# Objective
Pull out every line with the word "this".

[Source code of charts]
(begin)

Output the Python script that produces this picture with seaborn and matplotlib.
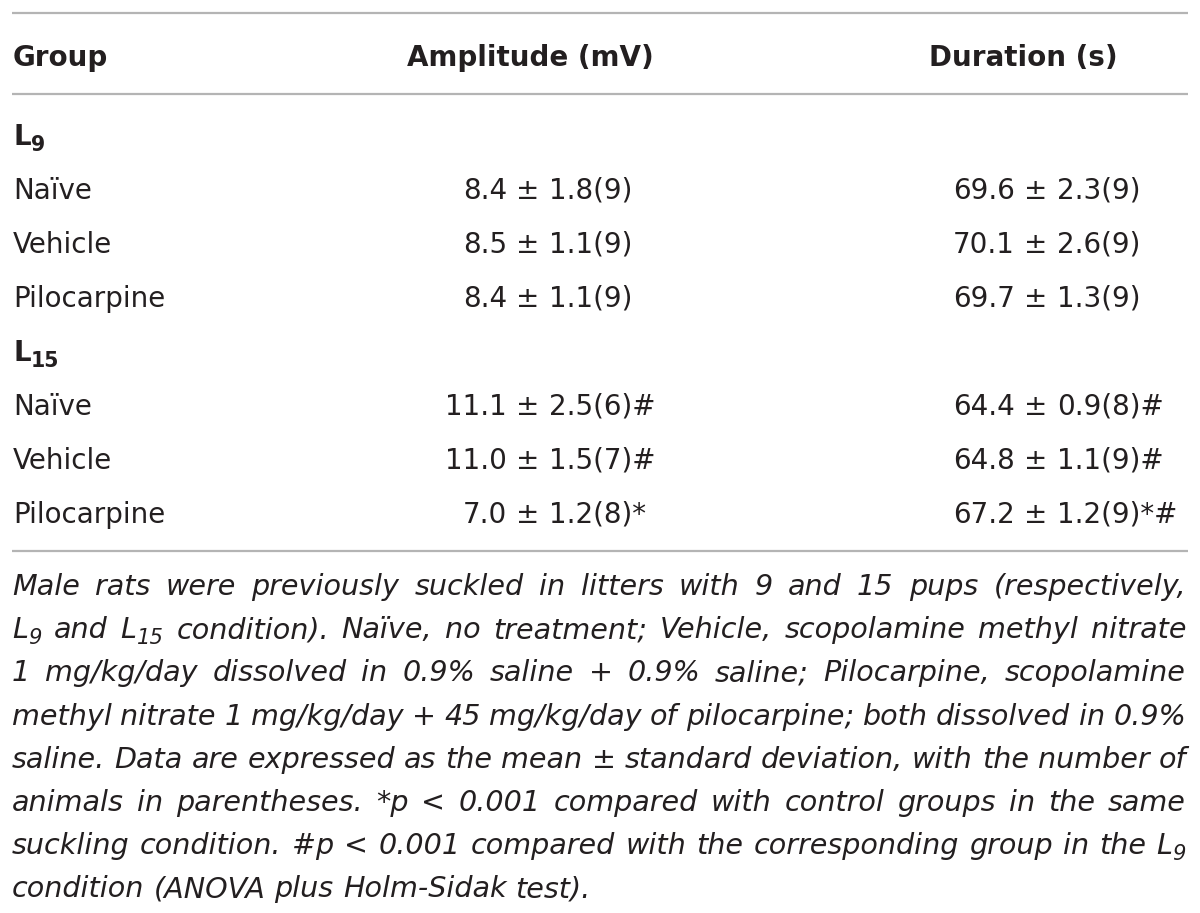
import re
import matplotlib
matplotlib.use("Agg")
import matplotlib.pyplot as plt
import seaborn as sns

sns.set_theme(style="white")
plt.rcParams['font.family'] = ['DejaVu Sans']

# ---------------- data ----------------
col_headers = ["Group", "Amplitude (mV)", "Duration (s)"]
litters = ["9", "15"]
groups = ["Naïve", "Vehicle", "Pilocarpine"]
amp_mean = [8.4, 8.5, 8.4, 11.1, 11.0, 7.0]
amp_sd = [1.8, 1.1, 1.1, 2.5, 1.5, 1.2]
amp_n = [9, 9, 9, 6, 7, 8]
amp_flag = ["", "", "", "#", "#", "*"]
dur_mean = [69.6, 70.1, 69.7, 64.4, 64.8, 67.2]
dur_sd = [2.3, 2.6, 1.3, 0.9, 1.1, 1.2]
dur_n = [9, 9, 9, 8, 9, 9]
dur_flag = ["", "", "", "#", "#", "*#"]
footnote_lines = [
    "Male rats were previously suckled in litters with 9 and 15 pups (respectively,",
    "L_{9} and L_{15} condition). Naïve, no treatment; Vehicle, scopolamine methyl nitrate",
    "1 mg/kg/day dissolved in 0.9% saline + 0.9% saline; Pilocarpine, scopolamine",
    "methyl nitrate 1 mg/kg/day + 45 mg/kg/day of pilocarpine; both dissolved in 0.9%",
    "saline. Data are expressed as the mean ± standard deviation, with the number of",
    "animals in parentheses. *p < 0.001 compared with control groups in the same",
    "suckling condition. #p < 0.001 compared with the corresponding group in the L_{9}",
    "condition (ANOVA plus Holm-Sidak test).",
]

# ---------------- layout ----------------
TXT = "#231f20"
RULE = "#b4b4b4"
FS = 20
FN_FS = 20.6
W, H = 1200, 913
fig = plt.figure(figsize=(12, 9.13), dpi=100)
ax = fig.add_axes([0, 0, 1, 1])
ax.set_xlim(0, W)
ax.set_ylim(H, 0)
ax.axis("off")
sns.despine(ax=ax, left=True, bottom=True)
renderer = fig.canvas.get_renderer()


def text_width(s, **kw):
    t = ax.text(0, 0, s, **kw)
    w = t.get_window_extent(renderer).width
    t.remove()
    return w


def space_width(**kw):
    return text_width("a a", **kw) - text_width("aa", **kw)


def parse_word(word):
    parts = re.split(r"_\{(.*?)\}", word)
    segs = []
    for i, p in enumerate(parts):
        if p:
            segs.append((p, i % 2 == 1))
    return segs


def seg_props(base, sub):
    kw = dict(base)
    if sub:
        kw["fontsize"] = base["fontsize"] * 0.74
    return kw


def word_width(segs, base):
    return sum(text_width(s, **seg_props(base, sub)) for s, sub in segs)


def draw_word(x, y, segs, base):
    for s, sub in segs:
        kw = seg_props(base, sub)
        dy = base["fontsize"] * 0.30 if sub else 0
        ax.text(x, y + dy, s, ha="left", va="baseline", **kw)
        x += text_width(s, **kw)
    return x


# rules
for yy in (13, 94, 551):
    ax.plot([12, 1188], [yy, yy], color=RULE, lw=1.6, solid_capstyle="butt")

# header
hdr = dict(fontsize=FS, fontweight="bold", color=TXT)
ax.text(13, 66, col_headers[0], ha="left", va="baseline", **hdr)
ax.text(530, 66, col_headers[1], ha="center", va="baseline", **hdr)
ax.text(1023, 66, col_headers[2], ha="center", va="baseline", **hdr)

body = dict(fontsize=FS, color=TXT)
pm_x = {"amp": 528, "dur": 1036}
gap = 21
row_base = 145
row_step = 54
r = 0
for li, lit in enumerate(litters):
    y = row_base + r * row_step
    draw_word(13, y, [("L", False), (lit, True)], hdr)
    r += 1
    for gi, g in enumerate(groups):
        k = li * len(groups) + gi
        y = row_base + r * row_step
        ax.text(13, y, g, ha="left", va="baseline", **body)
        for key, m, sd, n, fl in (("amp", amp_mean[k], amp_sd[k], amp_n[k], amp_flag[k]),
                                  ("dur", dur_mean[k], dur_sd[k], dur_n[k], dur_flag[k])):
            cx = pm_x[key]
            ax.text(cx - gap, y, f"{m:.1f}", ha="right", va="baseline", **body)
            ax.text(cx, y, "±", ha="center", va="baseline", **body)
            ax.text(cx + gap, y, f"{sd:.1f}({n}){fl}", ha="left", va="baseline", **body)
        r += 1

# footnote (justified)
fn = dict(fontsize=FN_FS, color=TXT, style="italic")
x0, x1 = 12, 1186
fy0, fstep = 595, 43.2
sp = space_width(**fn)
for i, line in enumerate(footnote_lines):
    words = [parse_word(w) for w in line.split(" ")]
    widths = [word_width(w, fn) for w in words]
    last = i == len(footnote_lines) - 1
    if last or len(words) < 2:
        g = sp
    else:
        g = (x1 - x0 - sum(widths)) / (len(words) - 1)
    x = x0
    y = fy0 + i * fstep
    for w, ww in zip(words, widths):
        draw_word(x, y, w, fn)
        x += ww + g

fig.savefig("out.png", dpi=100)
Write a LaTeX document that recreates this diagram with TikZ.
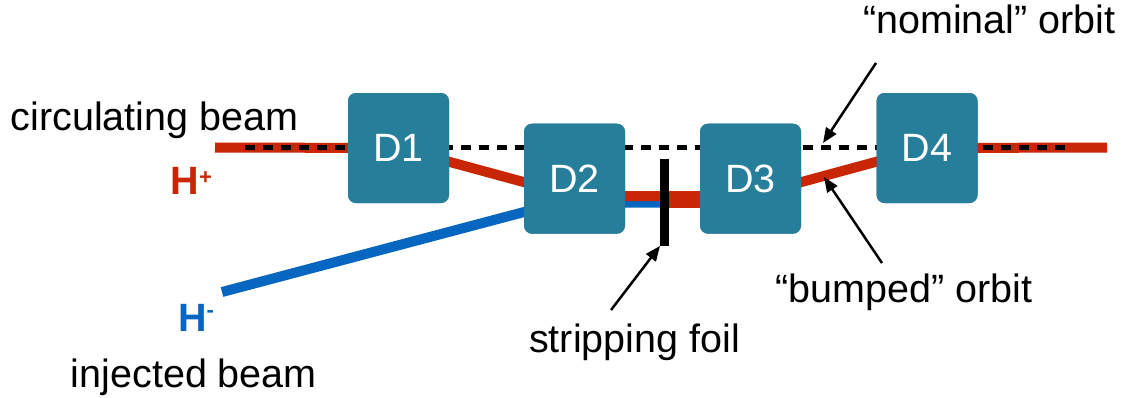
\documentclass[tikz,border=0pt]{standalone}
\usepackage{fontspec}
\setmainfont{Liberation Sans}
\usetikzlibrary{arrows.meta}
\definecolor{magnet}{RGB}{38,126,154}
\definecolor{protonred}{RGB}{200,38,4}
\definecolor{ionblue}{RGB}{6,102,192}
\newcommand{\bigtxt}{\fontsize{39.5}{42}\selectfont}
\newcommand{\charge}[1]{\raisebox{10pt}{\fontsize{22}{22}\selectfont #1}}
\begin{document}
\begin{tikzpicture}[x=1pt,y=-1pt,
  magnetbox/.style={fill=magnet, rounded corners=8pt, minimum width=101pt,
    minimum height=110pt, inner sep=0pt, text=white, font=\bigtxt},
  txt/.style={anchor=base west, inner sep=0pt, font=\bigtxt},
  ion/.style={anchor=base west, inner sep=0pt, font=\bigtxt\bfseries},
  beam/.style={line width=10pt},
  nominal/.style={black, line width=5pt, dash pattern=on 10pt off 8pt},
  pointer/.style={black, line width=2.5pt, -{Triangle[length=15pt,width=12pt]}}]
\useasboundingbox (0,0) rectangle (1124,397);

% dipole magnets and the stripping foil
\node[magnetbox] (D1) at (398.5,148) {};
\node[magnetbox] (D2) at (574.5,178.7) {};
\node[magnetbox] (D3) at (750.5,178.7) {};
\node[magnetbox] (D4) at (927,148) {};
\node[fill=black, minimum width=9pt, minimum height=86.4pt, inner sep=0pt] (foil) at (664.7,202.5) {};

% beam path points
\coordinate (redin) at (215,147.5);
\coordinate (redout) at (1107,147.5);
\coordinate (bumpa) at (575,196);
\coordinate (bumpb) at (750,196);
\coordinate (hin) at (222,292);
\coordinate (hjoin) at (560,202.5);
\coordinate (strip) at (750,202.5);
\coordinate (nomL) at (245,147);
\coordinate (nomR) at (1072,147);

% injected H- beam
\draw[beam, ionblue] (hin) -- (hjoin) -- (foil.center);
% circulating H+ beam on its bumped orbit
\draw[beam, protonred] (redin) -- (D1.center) -- (bumpa) -- (bumpb) -- (D4.center) -- (redout);
% stripped protons after the foil
\draw[beam, protonred] (foil.center) -- (strip);
% nominal orbit
\draw[nominal] (nomL) -- (nomR);

% redraw foil and magnets on top of the beams
\node[fill=black, minimum width=9pt, minimum height=86.4pt, inner sep=0pt] at (foil.center) {};
\foreach \m/\t in {D1/D1,D2/D2,D3/D3,D4/D4}
  \node[magnetbox] at (\m.center) {\t};

% labels
\node[txt] (tcirc) at (10.5,130.5) {circulating beam};
\node[txt] (tnom) at (863,33.3) {“nominal” orbit};
\node[txt] (tstrip) at (529,352.3) {stripping foil};
\node[txt] (tbump) at (775,302.7) {“bumped” orbit};
\node[txt] (tinj) at (70.7,387.3) {injected beam};
\node[ion, text=protonred] (thp) at (170.5,194) {H\charge{+}};
\node[ion, text=ionblue] (thm) at (177.8,331.7) {H\raisebox{4pt}{\charge{-}}};

% pointers
\coordinate (nomtail) at (876,63);
\coordinate (nomtip) at (823,143);
\coordinate (bumptail) at (882,263);
\coordinate (bumptip) at (824,177);
\coordinate (striptail) at (611,310);
\draw[pointer] (nomtail) -- (nomtip);
\draw[pointer] (bumptail) -- (bumptip);
\draw[pointer] (striptail) -- (foil.south west);
\end{tikzpicture}
\end{document}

(end)

# Response to the exercise
Output the Python script that produces this picture with seaborn and matplotlib.
Write a LaTeX document that recreates this diagram with TikZ.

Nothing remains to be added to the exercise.